Court of Appeals of Ohio, Fifth District, Guernsey

July 24, 2019

STATE OF OHIO Plaintiff - Appellee
v.
GRETA J. OLIVER Defendant-Appellant

          Appeal from the Guernsey County Court of Common Pleas, Case No. 18CR44

          For Plaintiff-Appellee JASON R. FARLEY Assistant Guernsey County Prosecuting Attorney

          For Defendant-Appellant MICHAEL GROH

          JUDGES: Hon. John W. Wise, P.J. Hon. Craig R. Baldwin, J. Hon. Earle E. Wise, J.

          OPINION

          BALDWIN, J.

         {¶1} Greta J. Oliver appeals the Guernsey County Court of Common Pleas denial of her motion to suppress evidence. The State of Ohio is Appellee.

         STATEMENT OF FACTS AND THE CASE

         {¶2} A Terry search of Appellant led to the discovery of illicit drugs in Appellant's pocket and charges of two counts of Aggravated Possession of Drugs in violation of R.C. 2925.11(C)(1)(a), felonies of the fifth degree. Appellant alleged the search exceeded the parameters of a Terry search and filed a motion to suppress the evidence discovered during the search. The trial court disagreed and found the search was subject to the plain feel doctrine. After the motion to suppress was denied, Appellant entered a no contest plea and was found guilty of one count of Aggravated Possession of Drugs in violation of R.C. 2925.11(C)(1)(a).

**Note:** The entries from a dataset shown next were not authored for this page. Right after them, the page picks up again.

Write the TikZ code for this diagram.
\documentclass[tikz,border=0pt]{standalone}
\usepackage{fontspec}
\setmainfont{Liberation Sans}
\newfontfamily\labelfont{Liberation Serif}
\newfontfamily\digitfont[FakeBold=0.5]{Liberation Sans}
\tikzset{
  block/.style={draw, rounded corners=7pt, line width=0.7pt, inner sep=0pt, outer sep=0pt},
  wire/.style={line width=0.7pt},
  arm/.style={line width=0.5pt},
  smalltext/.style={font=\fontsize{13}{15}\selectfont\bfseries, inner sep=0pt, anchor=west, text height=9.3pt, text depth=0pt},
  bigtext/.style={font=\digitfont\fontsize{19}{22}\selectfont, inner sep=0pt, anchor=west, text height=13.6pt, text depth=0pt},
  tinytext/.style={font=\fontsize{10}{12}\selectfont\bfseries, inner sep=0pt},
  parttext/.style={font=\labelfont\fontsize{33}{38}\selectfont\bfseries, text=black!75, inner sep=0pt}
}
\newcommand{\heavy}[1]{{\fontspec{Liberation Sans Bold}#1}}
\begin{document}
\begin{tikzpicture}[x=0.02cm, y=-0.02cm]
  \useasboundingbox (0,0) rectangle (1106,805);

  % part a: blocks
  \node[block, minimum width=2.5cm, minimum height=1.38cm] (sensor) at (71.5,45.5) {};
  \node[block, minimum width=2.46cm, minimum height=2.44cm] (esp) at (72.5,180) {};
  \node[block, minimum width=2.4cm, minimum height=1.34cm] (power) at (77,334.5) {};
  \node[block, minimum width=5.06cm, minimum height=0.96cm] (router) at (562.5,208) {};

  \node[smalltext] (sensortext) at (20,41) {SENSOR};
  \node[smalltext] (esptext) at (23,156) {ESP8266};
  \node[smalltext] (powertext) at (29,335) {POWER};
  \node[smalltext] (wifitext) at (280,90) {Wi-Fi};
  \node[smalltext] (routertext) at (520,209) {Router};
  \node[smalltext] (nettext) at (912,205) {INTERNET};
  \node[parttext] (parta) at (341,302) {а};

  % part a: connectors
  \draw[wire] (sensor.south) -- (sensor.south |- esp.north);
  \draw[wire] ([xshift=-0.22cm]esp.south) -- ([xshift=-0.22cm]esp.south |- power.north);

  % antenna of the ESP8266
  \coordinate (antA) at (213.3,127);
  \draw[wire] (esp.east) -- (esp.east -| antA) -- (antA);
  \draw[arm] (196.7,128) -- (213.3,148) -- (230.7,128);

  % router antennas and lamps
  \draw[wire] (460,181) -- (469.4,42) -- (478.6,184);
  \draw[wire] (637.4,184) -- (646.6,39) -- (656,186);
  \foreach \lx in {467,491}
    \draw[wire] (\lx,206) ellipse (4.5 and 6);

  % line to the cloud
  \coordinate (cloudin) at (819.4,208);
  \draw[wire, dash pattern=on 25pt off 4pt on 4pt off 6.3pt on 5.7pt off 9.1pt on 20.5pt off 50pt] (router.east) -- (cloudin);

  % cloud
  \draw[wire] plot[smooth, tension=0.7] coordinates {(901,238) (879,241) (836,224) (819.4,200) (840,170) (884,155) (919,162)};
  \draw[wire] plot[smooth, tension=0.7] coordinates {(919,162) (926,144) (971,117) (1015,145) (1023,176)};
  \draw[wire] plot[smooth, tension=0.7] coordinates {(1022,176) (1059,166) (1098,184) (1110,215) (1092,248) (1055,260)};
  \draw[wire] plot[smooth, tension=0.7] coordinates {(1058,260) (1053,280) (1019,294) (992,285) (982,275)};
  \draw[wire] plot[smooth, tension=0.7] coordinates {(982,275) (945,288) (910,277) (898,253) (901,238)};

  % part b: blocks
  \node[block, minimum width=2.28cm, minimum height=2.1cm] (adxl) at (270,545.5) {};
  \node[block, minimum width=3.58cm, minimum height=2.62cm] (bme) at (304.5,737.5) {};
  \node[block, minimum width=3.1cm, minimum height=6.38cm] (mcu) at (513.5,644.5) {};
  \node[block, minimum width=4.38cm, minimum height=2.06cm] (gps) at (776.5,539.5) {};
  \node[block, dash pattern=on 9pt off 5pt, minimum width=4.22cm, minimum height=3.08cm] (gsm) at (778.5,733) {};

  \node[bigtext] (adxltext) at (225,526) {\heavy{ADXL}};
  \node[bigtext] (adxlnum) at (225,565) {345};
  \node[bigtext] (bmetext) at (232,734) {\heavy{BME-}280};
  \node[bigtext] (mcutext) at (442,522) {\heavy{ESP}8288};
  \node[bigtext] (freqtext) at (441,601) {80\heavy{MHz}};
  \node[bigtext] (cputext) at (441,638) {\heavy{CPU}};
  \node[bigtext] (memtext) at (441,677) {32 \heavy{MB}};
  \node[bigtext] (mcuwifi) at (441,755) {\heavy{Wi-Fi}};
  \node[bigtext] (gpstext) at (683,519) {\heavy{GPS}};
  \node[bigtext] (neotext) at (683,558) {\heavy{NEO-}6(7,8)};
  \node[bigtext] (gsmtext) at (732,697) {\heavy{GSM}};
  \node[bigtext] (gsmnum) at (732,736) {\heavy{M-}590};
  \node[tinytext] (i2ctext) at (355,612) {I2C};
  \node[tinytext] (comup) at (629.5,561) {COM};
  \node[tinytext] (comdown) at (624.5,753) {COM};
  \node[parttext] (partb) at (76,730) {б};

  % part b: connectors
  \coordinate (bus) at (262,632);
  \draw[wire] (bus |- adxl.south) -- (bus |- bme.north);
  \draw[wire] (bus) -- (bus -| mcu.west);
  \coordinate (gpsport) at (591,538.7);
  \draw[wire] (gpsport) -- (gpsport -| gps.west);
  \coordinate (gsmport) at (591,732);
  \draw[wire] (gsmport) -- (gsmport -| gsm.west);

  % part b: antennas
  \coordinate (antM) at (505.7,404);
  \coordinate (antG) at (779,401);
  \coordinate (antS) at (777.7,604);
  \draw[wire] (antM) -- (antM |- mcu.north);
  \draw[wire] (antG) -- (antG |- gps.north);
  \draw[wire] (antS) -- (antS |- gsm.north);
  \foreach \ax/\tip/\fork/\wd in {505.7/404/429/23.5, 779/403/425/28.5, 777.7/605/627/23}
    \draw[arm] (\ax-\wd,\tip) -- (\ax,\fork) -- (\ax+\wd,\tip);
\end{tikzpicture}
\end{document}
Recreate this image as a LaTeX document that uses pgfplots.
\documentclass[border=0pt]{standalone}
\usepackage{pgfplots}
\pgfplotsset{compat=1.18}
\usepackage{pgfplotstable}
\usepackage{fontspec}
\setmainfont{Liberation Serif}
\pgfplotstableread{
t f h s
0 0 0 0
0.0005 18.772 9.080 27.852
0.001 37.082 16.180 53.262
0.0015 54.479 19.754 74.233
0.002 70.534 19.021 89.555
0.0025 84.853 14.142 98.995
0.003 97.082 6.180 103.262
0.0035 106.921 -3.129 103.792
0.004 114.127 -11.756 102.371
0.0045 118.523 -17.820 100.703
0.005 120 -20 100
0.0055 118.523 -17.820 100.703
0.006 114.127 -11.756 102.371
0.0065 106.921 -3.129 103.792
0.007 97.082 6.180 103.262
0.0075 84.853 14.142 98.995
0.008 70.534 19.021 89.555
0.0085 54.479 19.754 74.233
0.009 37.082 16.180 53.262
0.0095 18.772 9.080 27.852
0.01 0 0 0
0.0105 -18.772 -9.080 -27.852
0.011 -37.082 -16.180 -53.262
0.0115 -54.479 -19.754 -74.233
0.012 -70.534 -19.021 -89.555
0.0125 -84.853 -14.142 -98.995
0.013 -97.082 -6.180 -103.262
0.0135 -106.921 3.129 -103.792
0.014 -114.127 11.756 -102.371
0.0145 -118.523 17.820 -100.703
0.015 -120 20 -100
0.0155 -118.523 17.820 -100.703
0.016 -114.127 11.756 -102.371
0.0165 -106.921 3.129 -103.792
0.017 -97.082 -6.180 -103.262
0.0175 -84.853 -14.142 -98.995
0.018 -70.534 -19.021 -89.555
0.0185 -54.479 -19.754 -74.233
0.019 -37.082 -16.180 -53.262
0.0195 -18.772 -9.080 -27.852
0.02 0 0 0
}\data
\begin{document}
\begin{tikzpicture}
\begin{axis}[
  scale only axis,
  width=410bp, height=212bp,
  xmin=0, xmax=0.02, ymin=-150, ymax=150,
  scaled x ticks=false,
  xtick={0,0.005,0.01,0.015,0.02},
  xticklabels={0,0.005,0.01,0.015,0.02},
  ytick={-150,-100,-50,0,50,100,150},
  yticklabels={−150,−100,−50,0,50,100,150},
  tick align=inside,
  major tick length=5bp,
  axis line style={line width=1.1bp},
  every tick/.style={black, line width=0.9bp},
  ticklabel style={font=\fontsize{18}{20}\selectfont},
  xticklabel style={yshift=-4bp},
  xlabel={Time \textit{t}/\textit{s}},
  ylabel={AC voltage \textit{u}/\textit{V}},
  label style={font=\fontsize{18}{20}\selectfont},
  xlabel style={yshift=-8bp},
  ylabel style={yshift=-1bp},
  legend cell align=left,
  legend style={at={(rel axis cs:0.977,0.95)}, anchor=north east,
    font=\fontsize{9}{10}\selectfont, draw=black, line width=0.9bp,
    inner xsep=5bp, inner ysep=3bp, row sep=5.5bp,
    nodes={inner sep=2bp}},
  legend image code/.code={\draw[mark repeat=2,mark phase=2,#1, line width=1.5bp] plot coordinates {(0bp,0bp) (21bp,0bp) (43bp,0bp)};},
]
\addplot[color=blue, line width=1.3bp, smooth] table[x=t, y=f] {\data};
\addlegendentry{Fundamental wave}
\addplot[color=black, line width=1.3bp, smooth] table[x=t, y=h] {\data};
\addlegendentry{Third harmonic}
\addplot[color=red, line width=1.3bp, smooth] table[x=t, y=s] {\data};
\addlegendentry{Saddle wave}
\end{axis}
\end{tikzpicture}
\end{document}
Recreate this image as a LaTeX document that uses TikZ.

         {¶3} Detective Dustin Gerdau of the Cambridge, Ohio Police Department, was on duty watching a house for suspected drug activity. Appellant's vehicle stopped at the house, stayed for about thirty minutes and left. Detective Gerdau followed the vehicle and noticed that it did not have a functional license plate light, a misdemeanor offense. He stopped Appellant at approximately 2:00 AM and cited her for a violation of local ordinance 74.05(A)(2) which prohibits operation of a vehicle without a functioning license plate light.

         {¶4} After Appellant stopped, Detective Gerdau requested her identification and the identification of her passenger, John Work. He asked if Appellant had anything illegal in the car and Appellant revealed that there was a knife in the car, but she denied having any marijuana and stated she did not do drugs. Detective Gerdau asked if he could search the vehicle and she began exiting the car. The Detective asked her to wait and that they would have her and her passenger exit separately. During this time, another officer confirmed that her passenger, John Work, was subject to a warrant for his arrest. He was removed from the vehicle and placed under arrest and in the back of a cruiser.

         {¶5} When Appellant exited the car, Detective Gerdau asked if she had anything on her and if he could search her pockets. Her response was unclear and he asked several times until she stated that she did not want him to touch her. Detective Gerdau admitted he did not have reason to search Appellant and did not do so.

         {¶6} Patrolman Bridget L. Vickers arrived at the scene and was ordered to watch Appellant during the search. Patrolman Vickers was not told anything more about the situation and did not know if the Appellant was the driver or the passenger. She noticed that the Appellant was acting odd, digging in her pockets and stating she was going to get sick. She complained on several occasions of being ill and suffering intestinal distress. The Patrolman thought Appellant's behavior was suspicious and described her as "going for the same side pocket and kind of leaning. I believed she was trying to hide a weapon or something in that pocket. She didn't want me to know what she was doing." At that point she decided to conduct a search to insure that she did not have any weapons.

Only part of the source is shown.